I don’t know if there is sector composition explanation for SPX/SX5E outperformance, but it’s up 14% since last March (and more than 20% since last May when Macron won). Given that equity weakness originated in the US last month and that the US’s P/E is higher, I’d expect SPX/SX5E to have fallen. A number of conference-calls by multi-asset fund managers I listened to in December had almost consensus view that Eurozone and Japan are the place to be in 2018 and US market is too expensive – and this was before the January outperformance by SPX.
White and red IR’s do not look too interesting right now. IR Z8-H8 at 16 (and Z8-Z9 at 34) suggests that markets do expect RBA to make a move eventually. I am somewhat skeptical that RBA are at this point convinced that wage growth is coming and will be hawkish this week but market pricing does not look too wrong. The absolute bottom in those spreads were closer to 10 bps and 25 bps when we had poor CPI and very dovish comments. This looks like absolute bottom pricing, so Z9 looks like a good short if RBA are dovish and it’s down some 7-10 bps in the coming weeks.
AUDNZD looks more interesting here. It’s gone down some 3% in February and looking 2-5% too low to me. RBNZ are no more hawkish than RBA are (and rate differential moved <5 bps in favor of NZD), so either FX players are pricing a more dovish RBA than STIR players are (and STIR players seem to price it okay) or someone decided that NZD is no longer a commodity price and should be immune to S&P and metals going lower.
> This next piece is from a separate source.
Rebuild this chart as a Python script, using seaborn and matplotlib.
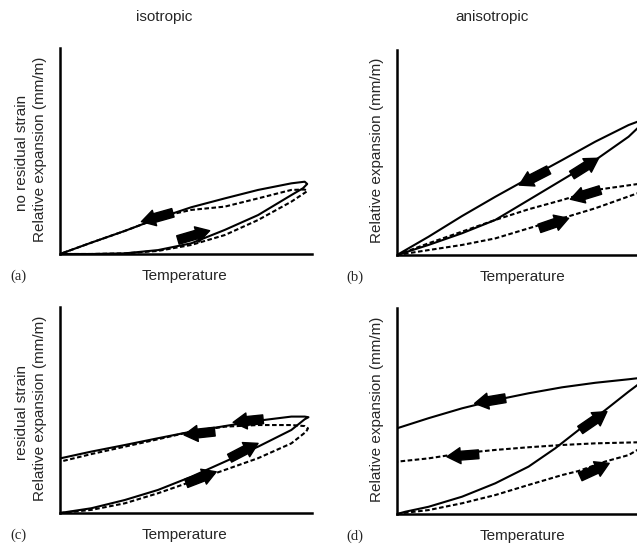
import matplotlib
matplotlib.use("Agg")
import matplotlib.pyplot as plt
import seaborn as sns
import pandas as pd

# ---------------- data (normalised units: Temperature 0-100, Expansion 0-100) -------------
# Panel (a) isotropic, no residual strain  (heating branch, then cooling branch)
a_solid_x = [0, 12.4, 25.7, 38.9, 52.1, 65.4, 78.6, 91.8, 96.4, 98.1, 97.1, 91.8, 78.6, 65.4, 52.1, 38.9, 25.7, 12.4, 0]
a_solid_y = [0, 0.0, 0.3, 1.9, 5.2, 11.7, 18.9, 28.6, 31.9, 34.0, 35.1, 34.3, 31.1, 27.0, 22.7, 17.3, 11.2, 5.5, 0]
a_dash_x = [0, 12.4, 25.7, 38.9, 52.1, 65.4, 78.6, 91.8, 98.1, 97.1, 91.8, 78.6, 65.4, 52.1, 42.9, 38.9, 25.7, 12.4, 0]
a_dash_y = [0, 0.0, 0.3, 1.5, 4.4, 9.2, 16.5, 25.4, 30.5, 31.3, 31.1, 27.0, 23.0, 21.4, 18.9, 17.3, 11.2, 5.5, 0]
a_arrow_tail_x = [44.8, 46.8]
a_arrow_tail_y = [20.0, 6.8]
a_arrow_head_x = [32.3, 59.4]
a_arrow_head_y = [15.7, 11.3]

# Panel (b) anisotropic, no residual strain
b_solid_x = [0, 12.5, 25.8, 39.0, 52.2, 65.5, 78.7, 91.9, 95.4, 104, 95.4, 91.9, 78.7, 65.5, 52.2, 39.0, 25.8, 12.5, 0]
b_solid_y = [0, 4.9, 10.6, 17.1, 26.8, 36.6, 46.3, 57.7, 61.8, 70, 65.0, 63.4, 55.3, 46.3, 37.4, 28.4, 19.0, 8.9, 0]
b_dash_x = [0, 12.5, 25.8, 39.0, 52.2, 65.5, 78.7, 95.4, 105, 95.4, 78.7, 65.5, 52.2, 39.0, 25.8, 12.5, 0]
b_dash_y = [0, 2.4, 4.9, 8.1, 13.0, 17.9, 22.8, 30.1, 37, 34.6, 31.7, 26.8, 22.3, 17.1, 11.4, 5.7, 0]
b_arrow_tail_x = [60.2, 69.4, 80.7, 56.5]
b_arrow_tail_y = [41.5, 39.0, 31.7, 13.0]
b_arrow_head_x = [48.5, 80.0, 68.8, 68.1]
b_arrow_head_y = [34.1, 47.2, 27.2, 17.9]

# Panel (c) isotropic, residual strain
c_solid_x = [0, 12.4, 25.7, 38.9, 52.1, 65.4, 78.6, 91.8, 97.1, 98.6, 97.1, 91.8, 78.6, 65.4, 52.1, 38.9, 25.7, 12.4, 0]
c_solid_y = [0, 2.3, 6.3, 11.2, 17.6, 24.9, 32.2, 40.3, 45.5, 46.5, 46.8, 46.8, 44.8, 42.2, 39.5, 36.3, 33.0, 29.8, 26.5]
c_dash_x = [0, 12.4, 25.7, 38.9, 52.1, 65.4, 78.6, 91.8, 97.7, 98.4, 97.1, 91.8, 78.6, 65.4, 52.1, 38.9, 25.7, 12.4, 0]
c_dash_y = [0, 1.5, 4.7, 9.6, 15.2, 20.9, 26.6, 33.8, 39.5, 41.1, 42.2, 42.7, 42.7, 41.9, 39.5, 35.8, 32.2, 28.6, 24.9]
c_arrow_tail_x = [61.4, 80.6, 67.3, 50.1]
c_arrow_tail_y = [39.5, 45.5, 26.6, 14.4]
c_arrow_head_x = [49.2, 68.7, 78.6, 62.0]
c_arrow_head_y = [37.9, 44.0, 33.8, 20.0]

# Panel (d) anisotropic, residual strain
d_solid_x = [0, 3.3, 12.5, 25.8, 39.0, 52.2, 62.8, 72.1, 82.7, 91.9, 95.4, 99.8, 95.4, 91.9, 78.7, 65.5, 52.2, 39.0, 25.8, 12.5, 0]
d_solid_y = [0, 1.1, 3.5, 8.4, 14.9, 23.0, 31.9, 40.8, 50.5, 59.4, 62.6, 66.5, 65.9, 65.4, 63.7, 61.5, 58.6, 55.3, 51.3, 46.5, 41.6]
d_dash_x = [0, 3.3, 12.5, 25.8, 39.0, 52.2, 65.5, 72.1, 82.7, 91.9, 95.4, 101, 95.4, 78.7, 65.5, 52.2, 39.0, 25.8, 12.5, 0]
d_dash_y = [0, 0.6, 1.9, 5.2, 9.2, 14.1, 18.9, 20.9, 25.5, 28.6, 31.1, 35.0, 34.8, 34.3, 33.5, 32.4, 31.1, 29.5, 27.0, 25.4]
d_arrow_tail_x = [43.0, 32.4, 72.7, 72.7]
d_arrow_tail_y = [56.2, 29.0, 40.8, 18.1]
d_arrow_head_x = [30.8, 19.8, 83.3, 84.2]
d_arrow_head_y = [53.7, 27.8, 49.7, 24.6]

column_titles = ["isotropic", "anisotropic"]
row_titles = ["no residual strain", "residual strain"]
panel_tags = ["(a)", "(b)", "(c)", "(d)"]
x_label = "Temperature"
y_label = "Relative expansion (mm/m)"

# ---------------- figure -------------
sns.set_style("white")
plt.rcParams["font.family"] = ["Liberation Sans", "DejaVu Sans"]

W, H = 637, 545
fig = plt.figure(figsize=(W / 100, H / 100), dpi=100)


def fx(px):
    return px / W


def fy(py):
    return 1 - py / H


# axes boxes in pixels: left, top, right, bottom
boxes = [(60, 48, 312, 254), (397, 50, 649, 255), (60, 307, 312, 513), (397, 308, 649, 514)]
panels = [
    (a_solid_x, a_solid_y, a_dash_x, a_dash_y, a_arrow_tail_x, a_arrow_tail_y, a_arrow_head_x, a_arrow_head_y),
    (b_solid_x, b_solid_y, b_dash_x, b_dash_y, b_arrow_tail_x, b_arrow_tail_y, b_arrow_head_x, b_arrow_head_y),
    (c_solid_x, c_solid_y, c_dash_x, c_dash_y, c_arrow_tail_x, c_arrow_tail_y, c_arrow_head_x, c_arrow_head_y),
    (d_solid_x, d_solid_y, d_dash_x, d_dash_y, d_arrow_tail_x, d_arrow_tail_y, d_arrow_head_x, d_arrow_head_y),
]

for i, ((l, t, r, b), pdata) in enumerate(zip(boxes, panels)):
    sx, sy, dx, dy, tx, ty, hx, hy = pdata
    ax = fig.add_axes([fx(l), fy(b), (r - l) / W, (b - t) / H])
    ax.set_xlim(0, 100)
    ax.set_ylim(0, 100)
    df_s = pd.DataFrame({"Temperature": sx, "Expansion": sy})
    df_d = pd.DataFrame({"Temperature": dx, "Expansion": dy})
    sns.lineplot(data=df_s, x="Temperature", y="Expansion", ax=ax, sort=False,
                 estimator=None, color="black", lw=1.5, solid_joinstyle="round")
    sns.lineplot(data=df_d, x="Temperature", y="Expansion", ax=ax, sort=False,
                 estimator=None, color="black", lw=1.5, linestyle=(0, (2.2, 1.2)))
    for x0, y0, x1, y1 in zip(tx, ty, hx, hy):
        ax.annotate("", xy=(x1, y1), xytext=(x0, y0),
                    arrowprops=dict(arrowstyle="simple,head_length=0.85,head_width=1.0,tail_width=0.55",
                                    color="black", shrinkA=0, shrinkB=0, mutation_scale=11.5))
    ax.set_xlabel("")
    ax.set_ylabel("")
    ax.set_xticks([])
    ax.set_yticks([])
    sns.despine(ax=ax)
    for sp in ("left", "bottom"):
        ax.spines[sp].set_linewidth(1.8)
        ax.spines[sp].set_color("black")
    ax.patch.set_alpha(0)

    fig.text(fx(l + 125), fy(b + 22), x_label, ha="center", va="center", fontsize=11)
    fig.text(fx(l - 20), fy((t + b) / 2 - 2), y_label, ha="center", va="center",
             rotation=90, fontsize=11)
    fig.text(fx(l - 42), fy(b + 22), panel_tags[i], ha="center", va="center",
             fontsize=10.5, family=["Liberation Serif", "DejaVu Serif"])

fig.text(fx(164), fy(17), column_titles[0], ha="center", va="center", fontsize=11)
fig.text(fx(492), fy(17), column_titles[1], ha="center", va="center", fontsize=11)
fig.text(fx(22), fy(153), row_titles[0], ha="center", va="center", rotation=90, fontsize=11)
fig.text(fx(22), fy(412), row_titles[1], ha="center", va="center", rotation=90, fontsize=11)

fig.savefig("out.png", dpi=100)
Australia – US 10y widening has been an absolute disaster so far and gone from 40 bps in November to zero now in swaps (and negative in XT-UXY), though my voodoo magic model showed it was 10 bps too narrow at 40.. and 15 bps too narrow at 0. As alluded above, I am happy with pricing rate pricing in the next two years, but not sure about 2s10 at 70 bps. This looks bit too low for a central bank that will be slow and gentle in the near future but with a high neutral rate (3% above current rate). It’s trading in the mid of the 2017 range and should probably go higher given improved global econ growth. If budget deficits do matter, then this should also weigh. Scott Morrison’s balanced budgets are about as credible as Chan-o-cha’s promises to hold elections in Thailand.
An interesting observation is that in the past year the three times Australian 10y yields went up the causes were beta global movements (Sintra, global risk-on in Sep, BoJ stealth tapeR), and subsequently were dragged down, so it seems someone found 2.9-3% yield attractive. The question if it’s still attractive given no spread over US.